### WHAT YOU ARE ASKED TO DO
Produce an exact transcription of the listing below, omitting the pictures.
-- Start --
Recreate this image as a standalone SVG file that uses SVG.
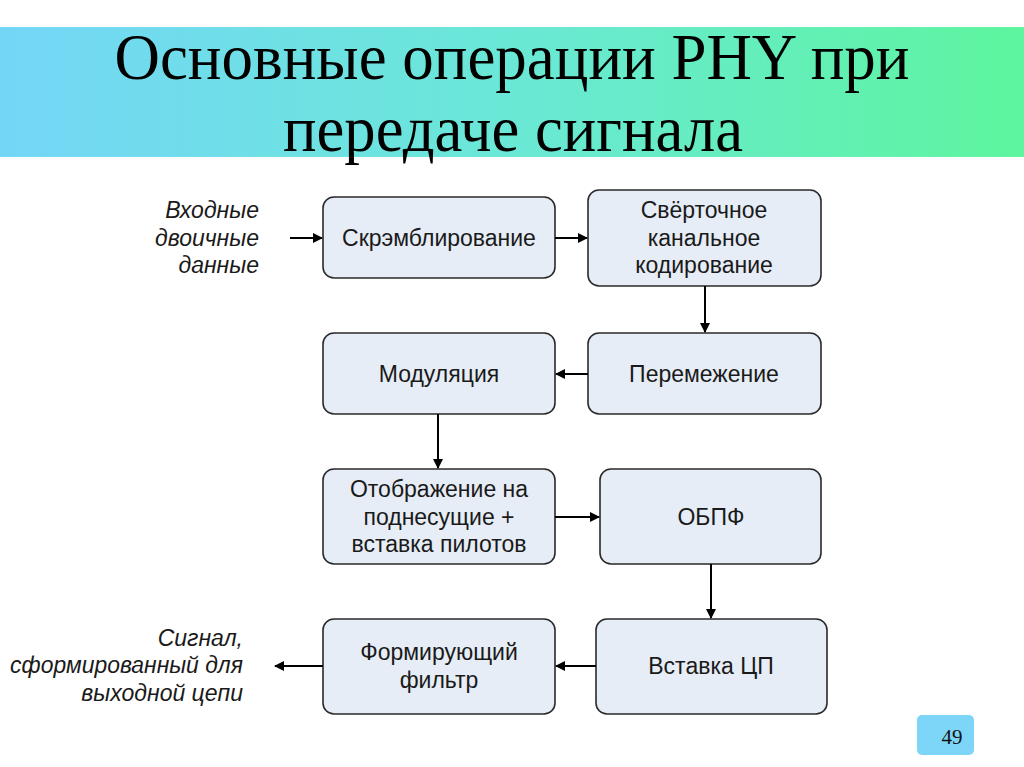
<svg xmlns="http://www.w3.org/2000/svg" width="1024" height="767" viewBox="0 0 1024 767">
<defs>
<linearGradient id="band" x1="0" y1="0" x2="1" y2="0">
<stop offset="0" stop-color="#74d6f7"/>
<stop offset="0.5" stop-color="#6ae8d6"/>
<stop offset="1" stop-color="#5df59e"/>
</linearGradient>
<marker id="arr" markerWidth="10" markerHeight="10" refX="9" refY="5" orient="auto" markerUnits="userSpaceOnUse">
<path d="M0,0 L10,5 L0,10 Z" fill="#000"/>
</marker>
<style>
.box{fill:#e6edf6;stroke:#2a2a2a;stroke-width:1.6}
.t{font-family:"Liberation Sans",Arial,sans-serif;font-size:23px;fill:#1a1a1a;text-anchor:middle}
.lab{font-family:"Liberation Sans",Arial,sans-serif;font-size:23px;font-style:italic;fill:#1a1a1a;text-anchor:end}
.c{stroke:#000;stroke-width:2;fill:none;marker-end:url(#arr)}
.title{font-family:"Liberation Serif","Times New Roman",serif;font-size:66px;fill:#000;text-anchor:middle}
</style>
</defs>
<rect width="1024" height="767" fill="#fff"/>
<rect x="0" y="27" width="1024" height="130" fill="url(#band)"/>
<text class="title" x="512" y="79" textLength="795" lengthAdjust="spacingAndGlyphs">Основные операции PHY при</text>
<text class="title" x="513" y="151" textLength="460" lengthAdjust="spacingAndGlyphs">передаче сигнала</text>

<g id="in-label">
<text class="lab" x="259" y="218">Входные</text>
<text class="lab" x="259" y="246">двоичные</text>
<text class="lab" x="259" y="273">данные</text>
</g>
<g id="out-label">
<text class="lab" x="243" y="646">Сигнал,</text>
<text class="lab" x="243" y="673" textLength="233" lengthAdjust="spacingAndGlyphs">сформированный для</text>
<text class="lab" x="243" y="701">выходной цепи</text>
</g>

<g id="n1"><rect class="box" x="323" y="197" width="232" height="81" rx="11"/><text class="t" x="439" y="246">Скрэмблирование</text></g>
<g id="n2"><rect class="box" x="588" y="190" width="233" height="96" rx="11"/><text class="t" x="704" y="218">Свёрточное</text><text class="t" x="704" y="246">канальное</text><text class="t" x="704" y="273">кодирование</text></g>
<g id="n3"><rect class="box" x="323" y="333" width="232" height="81" rx="11"/><text class="t" x="439" y="382">Модуляция</text></g>
<g id="n4"><rect class="box" x="588" y="333" width="233" height="81" rx="11"/><text class="t" x="704" y="382">Перемежение</text></g>
<g id="n5"><rect class="box" x="323" y="469" width="232" height="95" rx="11"/><text class="t" x="439" y="497">Отображение на</text><text class="t" x="439" y="525">поднесущие +</text><text class="t" x="439" y="552">вставка пилотов</text></g>
<g id="n6"><rect class="box" x="600" y="469" width="221" height="95" rx="11"/><text class="t" x="711" y="525">ОБПФ</text></g>
<g id="n7"><rect class="box" x="323" y="619" width="232" height="95" rx="11"/><text class="t" x="439" y="660">Формирующий</text><text class="t" x="439" y="688">фильтр</text></g>
<g id="n8"><rect class="box" x="596" y="619" width="231" height="95" rx="11"/><text class="t" x="711" y="674">Вставка ЦП</text></g>

<g id="connectors">
<line class="c" x1="290" y1="238" x2="322" y2="238"/>
<line class="c" x1="555" y1="238" x2="587" y2="238"/>
<line class="c" x1="705" y1="286" x2="705" y2="332"/>
<line class="c" x1="588" y1="374" x2="556" y2="374"/>
<line class="c" x1="438" y1="414" x2="438" y2="468"/>
<line class="c" x1="555" y1="517" x2="599" y2="517"/>
<line class="c" x1="711" y1="564" x2="711" y2="618"/>
<line class="c" x1="596" y1="666" x2="556" y2="666"/>
<line class="c" x1="323" y1="666" x2="275" y2="666"/>
</g>

<g id="page">
<rect x="917" y="715" width="57" height="40" rx="5" fill="#7dd5f8"/>
<text x="952" y="744" font-family="Liberation Serif,serif" font-size="21" text-anchor="middle" fill="#111">49</text>
</g>
</svg>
-- End --
### FINAL ANSWER
Recreate this image as a standalone SVG file that uses SVG.
<svg xmlns="http://www.w3.org/2000/svg" width="1024" height="767" viewBox="0 0 1024 767">
<defs>
<linearGradient id="band" x1="0" y1="0" x2="1" y2="0">
<stop offset="0" stop-color="#74d6f7"/>
<stop offset="0.5" stop-color="#6ae8d6"/>
<stop offset="1" stop-color="#5df59e"/>
</linearGradient>
<marker id="arr" markerWidth="10" markerHeight="10" refX="9" refY="5" orient="auto" markerUnits="userSpaceOnUse">
<path d="M0,0 L10,5 L0,10 Z" fill="#000"/>
</marker>
<style>
.box{fill:#e6edf6;stroke:#2a2a2a;stroke-width:1.6}
.t{font-family:"Liberation Sans",Arial,sans-serif;font-size:23px;fill:#1a1a1a;text-anchor:middle}
.lab{font-family:"Liberation Sans",Arial,sans-serif;font-size:23px;font-style:italic;fill:#1a1a1a;text-anchor:end}
.c{stroke:#000;stroke-width:2;fill:none;marker-end:url(#arr)}
.title{font-family:"Liberation Serif","Times New Roman",serif;font-size:66px;fill:#000;text-anchor:middle}
</style>
</defs>
<rect width="1024" height="767" fill="#fff"/>
<rect x="0" y="27" width="1024" height="130" fill="url(#band)"/>
<text class="title" x="512" y="79" textLength="795" lengthAdjust="spacingAndGlyphs">Основные операции PHY при</text>
<text class="title" x="513" y="151" textLength="460" lengthAdjust="spacingAndGlyphs">передаче сигнала</text>

<g id="in-label">
<text class="lab" x="259" y="218">Входные</text>
<text class="lab" x="259" y="246">двоичные</text>
<text class="lab" x="259" y="273">данные</text>
</g>
<g id="out-label">
<text class="lab" x="243" y="646">Сигнал,</text>
<text class="lab" x="243" y="673" textLength="233" lengthAdjust="spacingAndGlyphs">сформированный для</text>
<text class="lab" x="243" y="701">выходной цепи</text>
</g>

<g id="n1"><rect class="box" x="323" y="197" width="232" height="81" rx="11"/><text class="t" x="439" y="246">Скрэмблирование</text></g>
<g id="n2"><rect class="box" x="588" y="190" width="233" height="96" rx="11"/><text class="t" x="704" y="218">Свёрточное</text><text class="t" x="704" y="246">канальное</text><text class="t" x="704" y="273">кодирование</text></g>
<g id="n3"><rect class="box" x="323" y="333" width="232" height="81" rx="11"/><text class="t" x="439" y="382">Модуляция</text></g>
<g id="n4"><rect class="box" x="588" y="333" width="233" height="81" rx="11"/><text class="t" x="704" y="382">Перемежение</text></g>
<g id="n5"><rect class="box" x="323" y="469" width="232" height="95" rx="11"/><text class="t" x="439" y="497">Отображение на</text><text class="t" x="439" y="525">поднесущие +</text><text class="t" x="439" y="552">вставка пилотов</text></g>
<g id="n6"><rect class="box" x="600" y="469" width="221" height="95" rx="11"/><text class="t" x="711" y="525">ОБПФ</text></g>
<g id="n7"><rect class="box" x="323" y="619" width="232" height="95" rx="11"/><text class="t" x="439" y="660">Формирующий</text><text class="t" x="439" y="688">фильтр</text></g>
<g id="n8"><rect class="box" x="596" y="619" width="231" height="95" rx="11"/><text class="t" x="711" y="674">Вставка ЦП</text></g>

<g id="connectors">
<line class="c" x1="290" y1="238" x2="322" y2="238"/>
<line class="c" x1="555" y1="238" x2="587" y2="238"/>
<line class="c" x1="705" y1="286" x2="705" y2="332"/>
<line class="c" x1="588" y1="374" x2="556" y2="374"/>
<line class="c" x1="438" y1="414" x2="438" y2="468"/>
<line class="c" x1="555" y1="517" x2="599" y2="517"/>
<line class="c" x1="711" y1="564" x2="711" y2="618"/>
<line class="c" x1="596" y1="666" x2="556" y2="666"/>
<line class="c" x1="323" y1="666" x2="275" y2="666"/>
</g>

<g id="page">
<rect x="917" y="715" width="57" height="40" rx="5" fill="#7dd5f8"/>
<text x="952" y="744" font-family="Liberation Serif,serif" font-size="21" text-anchor="middle" fill="#111">49</text>
</g>
</svg>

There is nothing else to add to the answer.